Our first attempt the boys stepped into a new, untamed landscape with no camping fees, no trash to clean up and no gear to load. (Though to prep, for weeks prior to this, the Patrol Leader and Assistant Patrol Leader had used the program to setup a basecamp). We gave them a simple objective – work together and build a bridge across a river.

Probably four hours longer than it should’ve taken, the boys were finally done. But in that time they had started to form an actual team with assigned gathering, building and protective duties. Watching it go down, I was impressed and we decided to make the server a permanent part of our scouting experience. They started running the server on weekdays after school and weekends.

As Scoutmaster, I felt it was my duty to ummm log on and monitor…yeah, that’s right. I built my own camp far away from their own and started checking the game out while keeping an eye on their interactions. I was surprised at what I found.

With Minecraft you have to follow simple survival skills in order to play the game. You have to secure shelter (for at night, monsters wander freely) and food (because if you don’t, you starve and your health drops, making it easier for monsters to hurt you) and you can scavenge for and put to creative use a mini-world full of materials. All of this with no blood, gore or bad words (well, hopefully not anyway.)

You want to sleep in a bed?
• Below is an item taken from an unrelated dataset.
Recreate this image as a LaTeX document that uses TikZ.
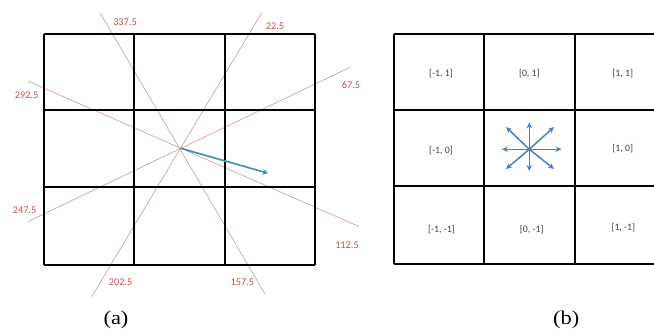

Chop down a tree, collect some wool and make one first. You want a steady food supply? Capture livestock and feed and care for them. You even need to understanding basic navigational skills, because the sun does rise and set along with a distinct sky full of stars.

The most eye-opening thing however was how it imitated what actually could (and does) happen on real world campouts.

I’d hang out in my tower on the hill listening to the activity, eating a plate full of steak and potatoes while the boys ran around starving to death because they didn’t want to put forth the effort to make a simple meal. And then when they finally did decide on making food, they constructed vast underground farms in order to bake cookies, one of the the least nutritional foods in the game.

Boys would get lost – one poor soul fell into a ravine with no food, starved and was eventually devoured by a zombie. (Okay, so that doesn’t happen in real life.)  However, I could quickly ask things like “Did you make a compass?” “Do you have any food?” We could hit the basics of navigation and organize search parties. We could safely experiment with trying to have the lost soul stay put and maybe light a torch as a beacon for the group. When they added fireworks ot the game, I suggested carrying those as flares. We’d go on hikes where I had marked trails and the boys would have to keep their eyes peeled for the signals and landmarks along the way. Eventually, they worked together enough to establish their own walled city and a barter economy where they could trade goods and hang out in safety.

It even taught me, as a leader, where certain problems and conflicts were with the personalities in our groups.

The whole experience has been a bit eye opening. Sure, this isn’t a substitute for real life experience, and yes, the server hasn’t entirely been a learning experience. However, it has proven to be a useful social medium where the kids can explore concepts bigger than the typical shooters allow. Yeah, we still camp outside, in non-digital space and often, but the virtual campout has found its place, too.


What experiences with virtual communities and environments have changed your “real” life? Anyone else learn something from a game lately?